Here are some of the common techniques for drafting as a team, as well as some pros and cons of each.
Write the Book Together, Word by Word
This is what many people imagine when I say I collaborate, and it is also the only method on this list I’ve never used. Why? Because it sounds torturous to me to write individual sentences by committee. I know some partners write this way, but they are by far in the minority, and for good reason.
This method will take a very long time; when you draft separately and then review each other’s work, you only have to talk about things you really love or really don’t like, and can avoid discussing all the baseline things that just work and don’t need to change or be celebrated. If you are writing the words together, every sentence has to be discussed, which will expand both the time you spend together and the amount of discussion necessary per word of the draft.
The counterbalance is that you both have a lot of control over the words as they go onto the page, which could be a good thing if that kind of control is important to you.
If this method is working for you, that’s great! But if it also sounds torturous to you, I have good news. There are lots of other more common methods to write a book together.

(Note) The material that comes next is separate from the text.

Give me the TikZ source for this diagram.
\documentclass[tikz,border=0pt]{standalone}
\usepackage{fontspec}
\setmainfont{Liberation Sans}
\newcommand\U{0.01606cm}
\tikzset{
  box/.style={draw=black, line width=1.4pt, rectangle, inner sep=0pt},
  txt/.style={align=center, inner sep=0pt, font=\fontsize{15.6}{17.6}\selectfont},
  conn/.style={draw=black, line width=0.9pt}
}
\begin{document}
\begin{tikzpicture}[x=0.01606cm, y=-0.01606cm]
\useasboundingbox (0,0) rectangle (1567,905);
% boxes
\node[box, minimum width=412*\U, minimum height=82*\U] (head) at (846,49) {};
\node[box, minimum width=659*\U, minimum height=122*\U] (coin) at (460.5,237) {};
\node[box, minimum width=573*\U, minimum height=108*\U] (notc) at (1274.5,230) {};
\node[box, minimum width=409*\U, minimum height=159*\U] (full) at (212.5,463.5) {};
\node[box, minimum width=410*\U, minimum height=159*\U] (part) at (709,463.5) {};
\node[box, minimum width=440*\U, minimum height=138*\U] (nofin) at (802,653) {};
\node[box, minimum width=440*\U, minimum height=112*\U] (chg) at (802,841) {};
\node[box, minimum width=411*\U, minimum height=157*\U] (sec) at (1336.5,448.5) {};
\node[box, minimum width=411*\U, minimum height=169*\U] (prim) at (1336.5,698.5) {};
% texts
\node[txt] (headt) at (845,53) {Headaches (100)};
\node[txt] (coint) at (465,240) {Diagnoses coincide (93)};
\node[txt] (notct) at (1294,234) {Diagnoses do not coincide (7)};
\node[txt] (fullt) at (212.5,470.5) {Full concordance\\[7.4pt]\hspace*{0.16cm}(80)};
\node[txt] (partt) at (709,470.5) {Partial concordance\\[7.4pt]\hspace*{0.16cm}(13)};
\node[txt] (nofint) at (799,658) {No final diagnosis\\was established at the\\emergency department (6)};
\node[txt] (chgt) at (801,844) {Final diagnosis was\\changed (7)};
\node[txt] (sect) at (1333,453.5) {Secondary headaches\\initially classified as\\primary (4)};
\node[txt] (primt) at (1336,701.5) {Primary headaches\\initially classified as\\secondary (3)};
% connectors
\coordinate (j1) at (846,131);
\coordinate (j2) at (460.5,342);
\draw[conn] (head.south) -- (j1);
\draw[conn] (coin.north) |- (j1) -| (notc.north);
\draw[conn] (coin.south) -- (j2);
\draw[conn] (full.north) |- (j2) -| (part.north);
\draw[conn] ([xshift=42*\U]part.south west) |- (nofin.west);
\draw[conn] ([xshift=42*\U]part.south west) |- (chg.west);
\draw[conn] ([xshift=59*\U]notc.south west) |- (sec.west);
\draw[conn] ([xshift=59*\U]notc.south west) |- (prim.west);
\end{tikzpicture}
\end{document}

One Person Writes the Draft
Most common in tiered partnerships, one option is for one partner to write the entire first draft. This makes it very easy to homogenize voice and style, because the style choices are all being made by the same writer.
The drawback, of course, is that this is a tremendous amount of work for one partner to do. In a tiered partnership, that might be appropriate; the senior partner might be responsible for the characters and the worldbuilding, while the junior partner writes most or all of the prose. Indeed, for many senior partners, this is the biggest purpose of co-writing: it allows them to produce more books under their IP without being limited by their own drafting time. All of my books with Brandon Sanderson were written this way, with the exception of Bastille vs. The Evil Librarians, of which Brandon had already written nine chapters before he brought me onto the project.

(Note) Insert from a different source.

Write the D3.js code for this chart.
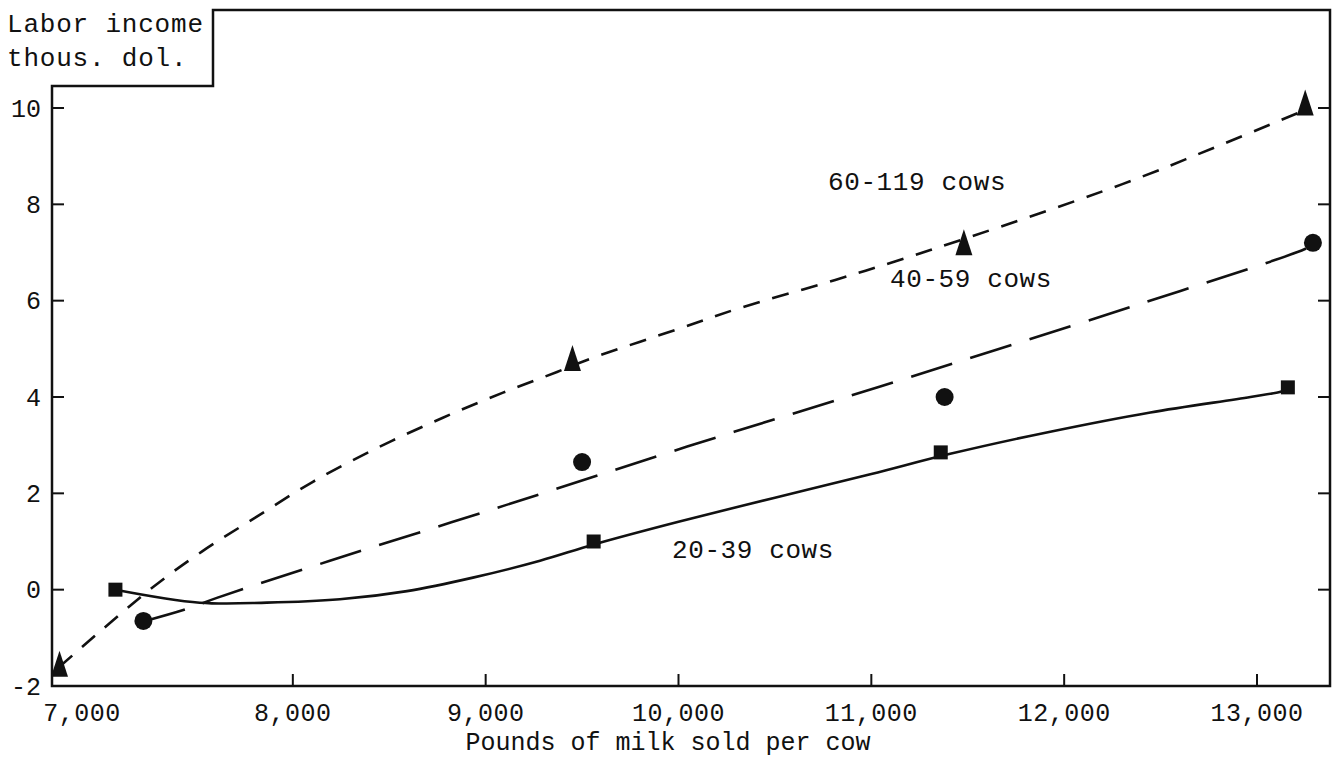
<!DOCTYPE html>
<html>
<head>
<meta charset="utf-8">
<script src="https://cdn.jsdelivr.net/npm/d3@7"></script>
<style>
	body { margin: 0; background: #fff; }
	text { font-family: "Liberation Mono", "DejaVu Sans Mono", monospace; fill: #111; }
</style>
</head>
<body>
<script>
// axis ticks
var xTicks = [7000, 8000, 9000, 10000, 11000, 12000, 13000],
	yTicks = [-2, 0, 2, 4, 6, 8, 10];

// plotted points (pounds of milk sold per cow, labor income in thous. dol.)
var milk60 = [6790, 9450, 11480, 13250],
	income60 = [-1.6, 4.75, 7.15, 10.05],
	milk40 = [7225, 9500, 11380, 13290],
	income40 = [-0.65, 2.65, 4.0, 7.2],
	milk20 = [7080, 9560, 11360, 13160],
	income20 = [0.0, 1.0, 2.85, 4.2];

// fitted curves
var curveMilk60 = [6790, 7258, 7528, 7803, 8104, 8441, 8778, 9090, 9370, 9526, 10018, 10320, 10813, 11306, 12302, 12774, 13226],
	curveIncome60 = [-1.6, 0.0, 0.79, 1.49, 2.24, 2.95, 3.57, 4.09, 4.52, 4.77, 5.44, 5.85, 6.43, 7.05, 8.42, 9.17, 9.92],
	curveMilk40 = [7225, 7450, 7606, 8192, 9100, 10045, 11046, 12354, 13210, 13290],
	curveIncome40 = [-0.66, -0.40, -0.17, 0.6, 1.75, 2.97, 4.22, 5.88, 7.01, 7.15],
	curveMilk20 = [7080, 7517, 7865, 8244, 8592, 8934, 9282, 9562, 10000, 10500, 11000, 11409, 11928, 12447, 12966, 13122, 13158],
	curveIncome20 = [0.0, -0.27, -0.27, -0.2, -0.03, 0.25, 0.6, 0.94, 1.41, 1.91, 2.4, 2.82, 3.28, 3.68, 4.0, 4.11, 4.17];

var seriesNames = ['60-119 cows', '40-59 cows', '20-39 cows'];

// sizing
var W = 1333, H = 759,
	padL = 52, padR = 1330, padB = 686, padT = 10, stepTop = 86, stepX = 213,
	tickLen = 12;

var svg = d3.select('body').append('svg')
	.attr('width', W)
	.attr('height', H);

var x = d3.scaleLinear().domain([7000, 13000]).range([100, 1257]);
var y = d3.scaleLinear().domain([-2, 10]).range([686, 108]);

// frame with the stepped top left corner
svg.append('path')
	.attr('d', 'M' + padL + ',' + padB + 'V' + stepTop + 'H' + stepX + 'V' + padT + 'H' + padR + 'V' + padB + 'Z')
	.attr('fill', 'none')
	.attr('stroke', '#111')
	.attr('stroke-width', 2.5);

// ticks pointing inwards
var g = svg.append('g').attr('stroke', '#111').attr('stroke-width', 2);
yTicks.filter(function(d) { return d > -2; }).forEach(function(d) {
	g.append('line').attr('x1', padL).attr('x2', padL + tickLen).attr('y1', y(d)).attr('y2', y(d));
	g.append('line').attr('x1', padR).attr('x2', padR - tickLen).attr('y1', y(d)).attr('y2', y(d));
});
xTicks.filter(function(d) { return d > 7000; }).forEach(function(d) {
	g.append('line').attr('x1', x(d)).attr('x2', x(d)).attr('y1', padB).attr('y2', padB - tickLen);
});

// tick labels
svg.selectAll('.ylab').data(yTicks).enter().append('text')
	.attr('x', 41)
	.attr('y', function(d) { return y(d); })
	.attr('dy', '0.35em')
	.attr('text-anchor', 'end')
	.attr('font-size', 25)
	.text(function(d) { return d; });

svg.selectAll('.xlab').data(xTicks).enter().append('text')
	.attr('x', function(d) { return x(d); })
	.attr('dx', function(d, i) { return i == 0 ? -18 : 0; })
	.attr('y', 721)
	.attr('text-anchor', 'middle')
	.attr('font-size', 25)
	.attr('letter-spacing', 0.5)
	.text(function(d) { return d3.format(',')(d); });

// axis titles
svg.append('text').attr('x', 7).attr('y', 32).attr('font-size', 26).attr('letter-spacing', 0.8).text('Labor income');
svg.append('text').attr('x', 7).attr('y', 66).attr('font-size', 26).attr('letter-spacing', 0.8).text('thous. dol.');
svg.append('text').attr('x', 668).attr('y', 750).attr('text-anchor', 'middle')
	.attr('font-size', 25).text('Pounds of milk sold per cow');

// curves
var line = d3.line()
	.x(function(d) { return x(d[0]); })
	.y(function(d) { return y(d[1]); })
	.curve(d3.curveCatmullRom.alpha(0.5));

var curves = [
	{ pts: d3.zip(curveMilk60, curveIncome60), dash: '17,13' },
	{ pts: d3.zip(curveMilk40, curveIncome40), dash: '43,19' },
	{ pts: d3.zip(curveMilk20, curveIncome20), dash: null }
];
curves.forEach(function(c) {
	svg.append('path')
		.attr('d', line(c.pts))
		.attr('fill', 'none')
		.attr('stroke', '#111')
		.attr('stroke-width', 2.6)
		.attr('stroke-dasharray', c.dash);
});

// markers
d3.zip(milk60, income60).forEach(function(d) {
	var cx = x(d[0]), cy = y(d[1]);
	svg.append('path')
		.attr('d', 'M' + cx + ',' + (cy - 16) + 'L' + (cx + 8.5) + ',' + (cy + 10) + 'L' + (cx - 8.5) + ',' + (cy + 10) + 'Z')
		.attr('fill', '#111');
});
d3.zip(milk40, income40).forEach(function(d) {
	svg.append('circle')
		.attr('cx', x(d[0]))
		.attr('cy', y(d[1]))
		.attr('r', 9)
		.attr('fill', '#111');
});
d3.zip(milk20, income20).forEach(function(d) {
	svg.append('rect')
		.attr('x', x(d[0]) - 7)
		.attr('y', y(d[1]) - 7)
		.attr('width', 14)
		.attr('height', 14)
		.attr('fill', '#111');
});

// series labels
var labelPos = [[828, 190], [890, 287], [672, 558]];
seriesNames.forEach(function(n, i) {
	svg.append('text')
		.attr('x', labelPos[i][0])
		.attr('y', labelPos[i][1])
		.attr('font-size', 26)
		.attr('letter-spacing', 0.6)
		.text(n);
});
</script>
</body>
</html>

Most equal partnerships, however, want to find a way to share the drafting burden.
Each Partner Picks a Viewpoint
This common strategy works well for books with multiple viewpoint characters: you can each pick a different viewpoint and write all the chapters from that character’s point of view. In this case, differences in style and voice can be an asset—your personal styles work to make the character voices distinct from one another. My romantic comedies with Megan were mostly written this way—I tended to write the male points of view while she wrote almost all of the female ones.
There are other advantages of this method—it allows you to each claim characters and dig deep into their viewpoint. When you’re outlining and brainstorming, you might each take a “side” and advocate for how that character would see things. This can be useful because it’s often difficult to see a situation from multiple characters’ viewpoints at the same time; you can each take responsibility for a given character’s motivations and advocate for them as you work out what each character will do in your plot.
This can become a bad thing if it turns into a competition; you don’t want the conflict your characters feel to bleed off the page and affect the dynamic of your partnership. If you find yourself starting to get upset because the character is upset, you’ll want to take a step back and separate for yourself what emotions you are feeling because of appropriate book conflict and which need to be worked out separately. This can especially become a problem if you use the roleplay pre-writing method, because doing improv as the characters can make them particularly strong and dynamic in your mind.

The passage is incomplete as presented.